With former special counsel Robert Mueller testifying before Congress on Wednesday, here’s a quiz to see how well you know the players. Match the person who might be mentioned during the hearings with some lesser-known facts in their biographies.

People:

1. Don McGahn

2. Corey Lewandowski

3. Paul Manafort

4. Michael Flynn

5. Donald Trump Jr.

6. Jeff Sessions

7. James Comey

8. Michael Cohen

9. Hillary Clinton

Bios:

A. New York native was victim of a home invasion as a teenager. Received law degree from University of Chicago. Between government positions, was senior vice president and general counsel for Lockheed Martin. Was lead prosecutor in Martha Stewart securities fraud case.

B. Rhode Island-born, one of nine siblings.
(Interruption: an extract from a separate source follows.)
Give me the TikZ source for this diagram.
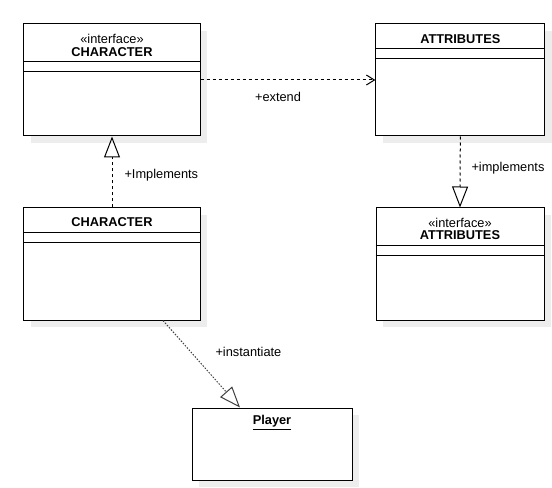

Earned the first of three master’s degrees from Golden Gate University, the last from the Naval War College. Registered Democrat advised at least five 2016 Republican presidential campaigns on national security issues before being hired by Trump.
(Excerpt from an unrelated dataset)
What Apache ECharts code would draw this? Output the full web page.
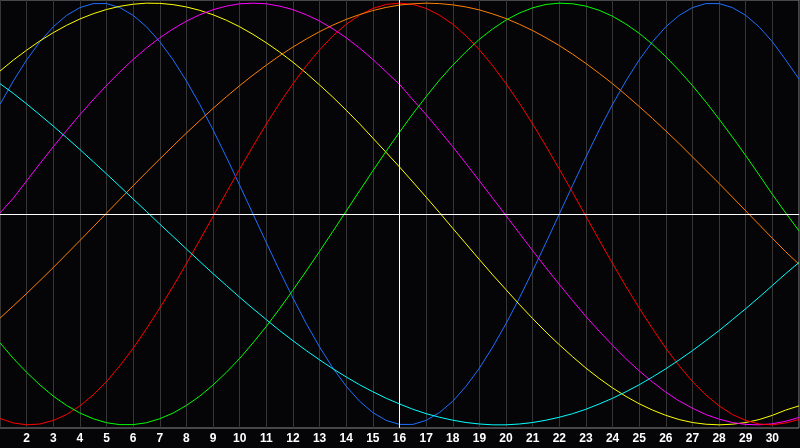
<!DOCTYPE html>
<html>
<head>
<meta charset="utf-8">
<script src="https://cdn.jsdelivr.net/npm/echarts@6/dist/echarts.min.js"></script>
<style>
  html, body { margin: 0; padding: 0; background: #050508; }
  #chart { width: 800px; height: 448px; }
</style>
</head>
<body>
<div id="chart"></div>
<script>
// x positions, every half step from 1 to 31 (ticks 2..30 are labelled)
var xValues = [1, 1.5, 2, 2.5, 3, 3.5, 4, 4.5, 5, 5.5, 6, 6.5, 7, 7.5, 8, 8.5, 9, 9.5, 10, 10.5,
    11, 11.5, 12, 12.5, 13, 13.5, 14, 14.5, 15, 15.5, 16, 16.5, 17, 17.5, 18, 18.5, 19, 19.5, 20, 20.5,
    21, 21.5, 22, 22.5, 23, 23.5, 24, 24.5, 25, 25.5, 26, 26.5, 27, 27.5, 28, 28.5, 29, 29.5, 30, 30.5, 31];

// values, one per x position
var blueValues = [0.520, 0.631, 0.731, 0.817, 0.888, 0.942, 0.979, 0.998, 0.998, 0.979, 0.942, 0.888, 0.817, 0.731, 0.631, 0.520,
    0.399, 0.270, 0.136, 0.000, -0.136, -0.270, -0.399, -0.520, -0.631, -0.731, -0.817, -0.888, -0.942, -0.979, -0.998,
    -0.998, -0.979, -0.942, -0.888, -0.817, -0.731, -0.631, -0.520, -0.399, -0.270, -0.136, 0.000, 0.136, 0.270, 0.399,
    0.520, 0.631, 0.731, 0.817, 0.888, 0.942, 0.979, 0.998, 0.998, 0.979, 0.942, 0.888, 0.817, 0.731, 0.640];
var yellowValues = [0.678, 0.730, 0.777, 0.821, 0.860, 0.895, 0.925, 0.950, 0.970, 0.985, 0.995, 1.000, 0.999, 0.993, 0.982,
    0.966, 0.945, 0.919, 0.888, 0.852, 0.812, 0.768, 0.720, 0.668, 0.612, 0.554, 0.492, 0.428, 0.360, 0.292, 0.223,
    0.152, 0.080, 0.007, -0.068, -0.142, -0.216, -0.289, -0.359, -0.429, -0.496, -0.560, -0.620, -0.677, -0.731, -0.780,
    -0.825, -0.865, -0.900, -0.930, -0.955, -0.975, -0.989, -0.997, -1.000, -0.997, -0.989, -0.975, -0.955, -0.930, -0.910];
var magentaValues = [0.005, 0.075, 0.157, 0.239, 0.319, 0.396, 0.471, 0.542, 0.610, 0.674, 0.733, 0.787, 0.836, 0.878, 0.915,
    0.945, 0.969, 0.986, 0.997, 1.000, 0.997, 0.986, 0.969, 0.945, 0.915, 0.878, 0.836, 0.787, 0.733, 0.674, 0.615,
    0.542, 0.471, 0.396, 0.319, 0.239, 0.157, 0.075, -0.008, -0.091, -0.174, -0.255, -0.334, -0.411, -0.486, -0.556,
    -0.623, -0.686, -0.744, -0.797, -0.845, -0.887, -0.921, -0.951, -0.973, -0.989, -0.998, -1.000, -0.995, -0.983, -0.965];
var redValues = [-0.970, -0.991, -1.000, -0.996, -0.979, -0.951, -0.910, -0.858, -0.795, -0.720, -0.637, -0.544, -0.446, -0.343,
    -0.235, -0.124, -0.011, 0.102, 0.213, 0.322, 0.427, 0.526, 0.618, 0.703, 0.779, 0.845, 0.900, 0.943, 0.975, 0.994, 1.000,
    0.994, 0.975, 0.943, 0.900, 0.845, 0.779, 0.703, 0.618, 0.526, 0.427, 0.322, 0.213, 0.102, -0.011, -0.124, -0.235,
    -0.343, -0.446, -0.544, -0.637, -0.720, -0.795, -0.858, -0.910, -0.951, -0.979, -0.996, -1.000, -0.991, -0.975];
var orangeValues = [-0.494, -0.436, -0.377, -0.316, -0.254, -0.190, -0.126, -0.061, 0.004, 0.069, 0.134, 0.198, 0.261, 0.323,
    0.384, 0.443, 0.501, 0.556, 0.609, 0.659, 0.706, 0.751, 0.792, 0.830, 0.865, 0.896, 0.923, 0.946, 0.965, 0.980, 0.991,
    0.997, 1.000, 0.998, 0.992, 0.982, 0.968, 0.949, 0.927, 0.900, 0.870, 0.836, 0.799, 0.758, 0.714, 0.667, 0.618,
    0.565, 0.510, 0.453, 0.394, 0.334, 0.271, 0.208, 0.145, 0.080, 0.015, -0.050, -0.115, -0.179, -0.238];
var greenValues = [-0.611, -0.685, -0.751, -0.811, -0.864, -0.908, -0.944, -0.971, -0.990, -0.999, -0.999, -0.990, -0.971,
    -0.944, -0.908, -0.864, -0.811, -0.751, -0.685, -0.611, -0.533, -0.449, -0.361, -0.270, -0.177, -0.082, 0.014, 0.110,
    0.205, 0.298, 0.388, 0.475, 0.557, 0.635, 0.706, 0.770, 0.829, 0.878, 0.920, 0.953, 0.978, 0.994, 1.000, 0.997, 0.986,
    0.966, 0.938, 0.901, 0.857, 0.805, 0.746, 0.680, 0.609, 0.532, 0.450, 0.365, 0.277, 0.186, 0.093, 0.005, -0.080];
var cyanValues = [0.618, 0.572, 0.522, 0.470, 0.417, 0.362, 0.306, 0.248, 0.190, 0.131, 0.071, 0.012, -0.048, -0.107, -0.166,
    -0.225, -0.283, -0.339, -0.395, -0.449, -0.501, -0.553, -0.601, -0.648, -0.692, -0.734, -0.773, -0.810, -0.843, -0.874,
    -0.901, -0.926, -0.947, -0.964, -0.978, -0.989, -0.996, -1.000, -1.000, -0.996, -0.989, -0.978, -0.964, -0.947, -0.926,
    -0.901, -0.874, -0.843, -0.810, -0.773, -0.734, -0.692, -0.648, -0.601, -0.553, -0.501, -0.449, -0.395, -0.339, -0.283, -0.230];

var lineColors = ['#1f6fff', '#ffff00', '#ff00ff', '#ff0000', '#ff8000', '#00ff00', '#00ffff'];
var seriesValues = [blueValues, yellowValues, magentaValues, redValues, orangeValues, greenValues, cyanValues];

var myChart = echarts.init(document.getElementById('chart'));

var series = seriesValues.map(function (values, i) {
    return {
        type: 'line',
        smooth: false,
        showSymbol: false,
        silent: true,
        lineStyle: { color: lineColors[i], width: 1 },
        data: values.map(function (v, j) { return [xValues[j], v]; })
    };
});

// white cross through the middle of the plot
series.push({
    type: 'line',
    data: [],
    silent: true,
    markLine: {
        symbol: ['none', 'none'],
        silent: true,
        animation: false,
        label: { show: false },
        lineStyle: { color: '#ffffff', width: 1, type: 'solid' },
        data: [{ xAxis: 16 }, { yAxis: 0 }]
    }
});

var option = {
    backgroundColor: '#050508',
    animation: false,
    grid: {
        left: 0, right: 1, top: 0, bottom: 20,
        show: true,
        borderColor: '#8a8a8a',
        borderWidth: 1
    },
    xAxis: {
        type: 'value',
        min: 1,
        max: 31,
        interval: 1,
        axisLine: { show: true, lineStyle: { color: '#8a8a8a' } },
        axisTick: { show: false },
        axisLabel: {
            color: '#ffffff',
            fontFamily: 'Liberation Sans',
            fontWeight: 'bold',
            fontSize: 12,
            margin: 5,
            showMinLabel: false,
            showMaxLabel: false
        },
        splitLine: { show: true, lineStyle: { color: '#363636', width: 1 } }
    },
    yAxis: {
        type: 'value',
        min: -1.015,
        max: 1.015,
        axisLine: { show: false },
        axisTick: { show: false },
        axisLabel: { show: false },
        splitLine: { show: false }
    },
    series: series
};

myChart.setOption(option);
</script>
</body>
</html>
C. Chicago native volunteered for Barry Goldwater’s campaign in 1964. Was president of a campus Young Republicans group in college, and was first student in history of the school to speak at commencement. Earned law degree from Yale University. 

D. Former White House official whose predecessor was Neil Eggleston. New Jersey native whose uncle was once sued by Donald Trump. Earned law degree from Widener University School of Law.

E. New York City native spent summers camping, fishing and hunting in Prague, Czechoslovakia. Earned a B.S. from the University of Pennsylvania’s Wharton School. Worked as a bartender before joining the family firm.

F. Ran unsuccessfully for Massachusetts House of Representatives and for town treasurer in Windham, New Hampshire. Got master’s degree in political science from American University, and once was arrested for bringing a loaded handgun in a laundry bag into the Longworth House Office Building in Washington.

G. Long Islander whose father was a Holocaust survivor. Earned law degree from Thomas M. Cooley Law School. Once ran for New York City Council but was defeated by Success Academy Charter Schools founder Eva Moskowitz. Now disbarred.

H. Eagle Scout, in 1986 was only the second nominee in 48 years to the federal judiciary blocked by the Senate Judiciary Committee. A more recent Senate vote to silence Sen. Elizabeth Warren’s objections to his confirmation gave rise to the phrase, “Nevertheless, she persisted.” Is a Methodist Church Sunday school teacher.

I. Connecticut native whose father was indicted in a corruption scandal but not convicted. Received a law degree from Georgetown University but recently was disbarred. Advised on five presidential campaigns.